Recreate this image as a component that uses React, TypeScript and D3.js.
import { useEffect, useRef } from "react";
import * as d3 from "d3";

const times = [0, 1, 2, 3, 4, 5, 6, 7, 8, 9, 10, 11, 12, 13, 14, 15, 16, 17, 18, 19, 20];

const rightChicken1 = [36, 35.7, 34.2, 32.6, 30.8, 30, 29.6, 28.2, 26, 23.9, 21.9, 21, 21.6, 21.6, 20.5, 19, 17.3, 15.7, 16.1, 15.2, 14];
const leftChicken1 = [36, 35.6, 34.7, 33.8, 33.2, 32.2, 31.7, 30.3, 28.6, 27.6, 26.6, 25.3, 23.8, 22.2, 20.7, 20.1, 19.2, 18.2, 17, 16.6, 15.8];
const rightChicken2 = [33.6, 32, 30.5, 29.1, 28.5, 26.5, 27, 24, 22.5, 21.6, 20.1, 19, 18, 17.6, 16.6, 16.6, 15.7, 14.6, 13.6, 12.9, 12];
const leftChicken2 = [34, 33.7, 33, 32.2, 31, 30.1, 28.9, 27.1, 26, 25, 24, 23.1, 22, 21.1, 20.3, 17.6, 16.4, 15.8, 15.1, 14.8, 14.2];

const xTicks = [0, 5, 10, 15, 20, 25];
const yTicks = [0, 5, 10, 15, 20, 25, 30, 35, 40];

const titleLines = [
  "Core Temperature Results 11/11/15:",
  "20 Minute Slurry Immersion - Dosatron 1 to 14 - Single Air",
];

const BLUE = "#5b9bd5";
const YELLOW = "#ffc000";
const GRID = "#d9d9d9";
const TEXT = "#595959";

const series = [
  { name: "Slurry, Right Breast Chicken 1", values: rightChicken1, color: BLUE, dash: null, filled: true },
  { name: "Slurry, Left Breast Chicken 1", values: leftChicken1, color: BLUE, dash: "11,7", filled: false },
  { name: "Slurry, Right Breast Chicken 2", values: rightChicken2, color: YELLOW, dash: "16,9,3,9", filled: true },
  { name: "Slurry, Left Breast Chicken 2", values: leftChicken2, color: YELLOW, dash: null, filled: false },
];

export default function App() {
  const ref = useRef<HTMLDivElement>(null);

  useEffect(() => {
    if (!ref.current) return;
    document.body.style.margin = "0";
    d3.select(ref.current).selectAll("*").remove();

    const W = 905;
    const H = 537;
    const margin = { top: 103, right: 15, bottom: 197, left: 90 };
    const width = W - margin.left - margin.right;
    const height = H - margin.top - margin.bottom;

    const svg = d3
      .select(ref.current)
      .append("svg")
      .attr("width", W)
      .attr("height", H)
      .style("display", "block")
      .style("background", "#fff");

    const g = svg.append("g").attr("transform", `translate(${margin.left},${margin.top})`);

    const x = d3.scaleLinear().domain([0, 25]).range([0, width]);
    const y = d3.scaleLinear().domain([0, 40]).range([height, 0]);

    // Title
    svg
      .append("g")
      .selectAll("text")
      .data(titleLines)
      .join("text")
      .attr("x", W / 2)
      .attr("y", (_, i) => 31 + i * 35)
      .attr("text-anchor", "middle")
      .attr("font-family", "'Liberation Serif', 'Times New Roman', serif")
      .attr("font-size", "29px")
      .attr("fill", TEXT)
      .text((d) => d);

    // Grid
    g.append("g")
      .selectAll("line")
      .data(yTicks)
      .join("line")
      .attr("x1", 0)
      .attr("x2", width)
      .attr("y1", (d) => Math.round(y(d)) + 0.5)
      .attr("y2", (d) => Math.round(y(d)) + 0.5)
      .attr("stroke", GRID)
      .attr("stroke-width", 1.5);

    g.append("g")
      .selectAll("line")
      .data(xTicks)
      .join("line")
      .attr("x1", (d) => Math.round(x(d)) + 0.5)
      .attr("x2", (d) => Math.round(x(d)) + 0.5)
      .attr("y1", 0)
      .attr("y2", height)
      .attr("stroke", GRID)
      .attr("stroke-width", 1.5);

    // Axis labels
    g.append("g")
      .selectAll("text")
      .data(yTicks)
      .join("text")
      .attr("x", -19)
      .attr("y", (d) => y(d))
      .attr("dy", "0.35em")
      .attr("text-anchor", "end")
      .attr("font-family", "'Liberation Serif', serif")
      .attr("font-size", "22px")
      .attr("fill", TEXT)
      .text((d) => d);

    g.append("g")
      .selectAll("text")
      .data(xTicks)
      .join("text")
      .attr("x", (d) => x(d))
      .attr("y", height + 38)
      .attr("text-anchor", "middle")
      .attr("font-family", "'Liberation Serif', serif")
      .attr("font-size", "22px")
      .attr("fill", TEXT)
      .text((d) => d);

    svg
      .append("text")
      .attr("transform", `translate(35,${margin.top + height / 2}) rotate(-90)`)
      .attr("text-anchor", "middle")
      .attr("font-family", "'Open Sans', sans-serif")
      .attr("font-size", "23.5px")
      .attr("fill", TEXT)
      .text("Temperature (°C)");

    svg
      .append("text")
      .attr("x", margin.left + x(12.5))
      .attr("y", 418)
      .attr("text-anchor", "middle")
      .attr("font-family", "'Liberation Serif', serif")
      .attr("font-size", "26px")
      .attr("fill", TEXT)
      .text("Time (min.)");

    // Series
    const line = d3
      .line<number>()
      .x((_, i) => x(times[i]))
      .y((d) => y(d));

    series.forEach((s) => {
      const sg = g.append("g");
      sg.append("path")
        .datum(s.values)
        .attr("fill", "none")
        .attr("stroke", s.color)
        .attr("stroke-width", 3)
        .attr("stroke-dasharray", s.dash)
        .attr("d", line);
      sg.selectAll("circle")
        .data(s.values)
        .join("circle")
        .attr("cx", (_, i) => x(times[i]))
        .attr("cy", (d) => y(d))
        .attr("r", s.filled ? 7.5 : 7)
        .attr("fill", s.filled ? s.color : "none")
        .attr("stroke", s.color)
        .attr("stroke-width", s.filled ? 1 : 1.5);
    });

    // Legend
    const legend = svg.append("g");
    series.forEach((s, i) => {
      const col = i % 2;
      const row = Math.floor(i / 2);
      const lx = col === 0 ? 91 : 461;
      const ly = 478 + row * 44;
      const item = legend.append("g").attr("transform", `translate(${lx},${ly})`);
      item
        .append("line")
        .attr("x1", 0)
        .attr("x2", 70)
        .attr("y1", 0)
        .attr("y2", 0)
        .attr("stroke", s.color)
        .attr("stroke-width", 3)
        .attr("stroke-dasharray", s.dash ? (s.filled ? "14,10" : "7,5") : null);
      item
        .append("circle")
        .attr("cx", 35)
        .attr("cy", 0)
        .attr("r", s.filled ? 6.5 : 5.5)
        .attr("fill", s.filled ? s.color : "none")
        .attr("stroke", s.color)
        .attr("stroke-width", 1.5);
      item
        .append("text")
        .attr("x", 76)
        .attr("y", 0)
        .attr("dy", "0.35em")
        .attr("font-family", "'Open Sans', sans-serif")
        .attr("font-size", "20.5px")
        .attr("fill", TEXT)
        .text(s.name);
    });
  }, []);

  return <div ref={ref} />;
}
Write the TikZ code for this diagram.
——
● SET EXERCISE: Retype the whole listing above exactly.

● SOLUTION:
Recreate this image as a component that uses React, TypeScript and D3.js.
import { useEffect, useRef } from "react";
import * as d3 from "d3";

const times = [0, 1, 2, 3, 4, 5, 6, 7, 8, 9, 10, 11, 12, 13, 14, 15, 16, 17, 18, 19, 20];

const rightChicken1 = [36, 35.7, 34.2, 32.6, 30.8, 30, 29.6, 28.2, 26, 23.9, 21.9, 21, 21.6, 21.6, 20.5, 19, 17.3, 15.7, 16.1, 15.2, 14];
const leftChicken1 = [36, 35.6, 34.7, 33.8, 33.2, 32.2, 31.7, 30.3, 28.6, 27.6, 26.6, 25.3, 23.8, 22.2, 20.7, 20.1, 19.2, 18.2, 17, 16.6, 15.8];
const rightChicken2 = [33.6, 32, 30.5, 29.1, 28.5, 26.5, 27, 24, 22.5, 21.6, 20.1, 19, 18, 17.6, 16.6, 16.6, 15.7, 14.6, 13.6, 12.9, 12];
const leftChicken2 = [34, 33.7, 33, 32.2, 31, 30.1, 28.9, 27.1, 26, 25, 24, 23.1, 22, 21.1, 20.3, 17.6, 16.4, 15.8, 15.1, 14.8, 14.2];

const xTicks = [0, 5, 10, 15, 20, 25];
const yTicks = [0, 5, 10, 15, 20, 25, 30, 35, 40];

const titleLines = [
  "Core Temperature Results 11/11/15:",
  "20 Minute Slurry Immersion - Dosatron 1 to 14 - Single Air",
];

const BLUE = "#5b9bd5";
const YELLOW = "#ffc000";
const GRID = "#d9d9d9";
const TEXT = "#595959";

const series = [
  { name: "Slurry, Right Breast Chicken 1", values: rightChicken1, color: BLUE, dash: null, filled: true },
  { name: "Slurry, Left Breast Chicken 1", values: leftChicken1, color: BLUE, dash: "11,7", filled: false },
  { name: "Slurry, Right Breast Chicken 2", values: rightChicken2, color: YELLOW, dash: "16,9,3,9", filled: true },
  { name: "Slurry, Left Breast Chicken 2", values: leftChicken2, color: YELLOW, dash: null, filled: false },
];

export default function App() {
  const ref = useRef<HTMLDivElement>(null);

  useEffect(() => {
    if (!ref.current) return;
    document.body.style.margin = "0";
    d3.select(ref.current).selectAll("*").remove();

    const W = 905;
    const H = 537;
    const margin = { top: 103, right: 15, bottom: 197, left: 90 };
    const width = W - margin.left - margin.right;
    const height = H - margin.top - margin.bottom;

    const svg = d3
      .select(ref.current)
      .append("svg")
      .attr("width", W)
      .attr("height", H)
      .style("display", "block")
      .style("background", "#fff");

    const g = svg.append("g").attr("transform", `translate(${margin.left},${margin.top})`);

    const x = d3.scaleLinear().domain([0, 25]).range([0, width]);
    const y = d3.scaleLinear().domain([0, 40]).range([height, 0]);

    // Title
    svg
      .append("g")
      .selectAll("text")
      .data(titleLines)
      .join("text")
      .attr("x", W / 2)
      .attr("y", (_, i) => 31 + i * 35)
      .attr("text-anchor", "middle")
      .attr("font-family", "'Liberation Serif', 'Times New Roman', serif")
      .attr("font-size", "29px")
      .attr("fill", TEXT)
      .text((d) => d);

    // Grid
    g.append("g")
      .selectAll("line")
      .data(yTicks)
      .join("line")
      .attr("x1", 0)
      .attr("x2", width)
      .attr("y1", (d) => Math.round(y(d)) + 0.5)
      .attr("y2", (d) => Math.round(y(d)) + 0.5)
      .attr("stroke", GRID)
      .attr("stroke-width", 1.5);

    g.append("g")
      .selectAll("line")
      .data(xTicks)
      .join("line")
      .attr("x1", (d) => Math.round(x(d)) + 0.5)
      .attr("x2", (d) => Math.round(x(d)) + 0.5)
      .attr("y1", 0)
      .attr("y2", height)
      .attr("stroke", GRID)
      .attr("stroke-width", 1.5);

    // Axis labels
    g.append("g")
      .selectAll("text")
      .data(yTicks)
      .join("text")
      .attr("x", -19)
      .attr("y", (d) => y(d))
      .attr("dy", "0.35em")
      .attr("text-anchor", "end")
      .attr("font-family", "'Liberation Serif', serif")
      .attr("font-size", "22px")
      .attr("fill", TEXT)
      .text((d) => d);

    g.append("g")
      .selectAll("text")
      .data(xTicks)
      .join("text")
      .attr("x", (d) => x(d))
      .attr("y", height + 38)
      .attr("text-anchor", "middle")
      .attr("font-family", "'Liberation Serif', serif")
      .attr("font-size", "22px")
      .attr("fill", TEXT)
      .text((d) => d);

    svg
      .append("text")
      .attr("transform", `translate(35,${margin.top + height / 2}) rotate(-90)`)
      .attr("text-anchor", "middle")
      .attr("font-family", "'Open Sans', sans-serif")
      .attr("font-size", "23.5px")
      .attr("fill", TEXT)
      .text("Temperature (°C)");

    svg
      .append("text")
      .attr("x", margin.left + x(12.5))
      .attr("y", 418)
      .attr("text-anchor", "middle")
      .attr("font-family", "'Liberation Serif', serif")
      .attr("font-size", "26px")
      .attr("fill", TEXT)
      .text("Time (min.)");

    // Series
    const line = d3
      .line<number>()
      .x((_, i) => x(times[i]))
      .y((d) => y(d));

    series.forEach((s) => {
      const sg = g.append("g");
      sg.append("path")
        .datum(s.values)
        .attr("fill", "none")
        .attr("stroke", s.color)
        .attr("stroke-width", 3)
        .attr("stroke-dasharray", s.dash)
        .attr("d", line);
      sg.selectAll("circle")
        .data(s.values)
        .join("circle")
        .attr("cx", (_, i) => x(times[i]))
        .attr("cy", (d) => y(d))
        .attr("r", s.filled ? 7.5 : 7)
        .attr("fill", s.filled ? s.color : "none")
        .attr("stroke", s.color)
        .attr("stroke-width", s.filled ? 1 : 1.5);
    });

    // Legend
    const legend = svg.append("g");
    series.forEach((s, i) => {
      const col = i % 2;
      const row = Math.floor(i / 2);
      const lx = col === 0 ? 91 : 461;
      const ly = 478 + row * 44;
      const item = legend.append("g").attr("transform", `translate(${lx},${ly})`);
      item
        .append("line")
        .attr("x1", 0)
        .attr("x2", 70)
        .attr("y1", 0)
        .attr("y2", 0)
        .attr("stroke", s.color)
        .attr("stroke-width", 3)
        .attr("stroke-dasharray", s.dash ? (s.filled ? "14,10" : "7,5") : null);
      item
        .append("circle")
        .attr("cx", 35)
        .attr("cy", 0)
        .attr("r", s.filled ? 6.5 : 5.5)
        .attr("fill", s.filled ? s.color : "none")
        .attr("stroke", s.color)
        .attr("stroke-width", 1.5);
      item
        .append("text")
        .attr("x", 76)
        .attr("y", 0)
        .attr("dy", "0.35em")
        .attr("font-family", "'Open Sans', sans-serif")
        .attr("font-size", "20.5px")
        .attr("fill", TEXT)
        .text(s.name);
    });
  }, []);

  return <div ref={ref} />;
}
Write the TikZ code for this diagram.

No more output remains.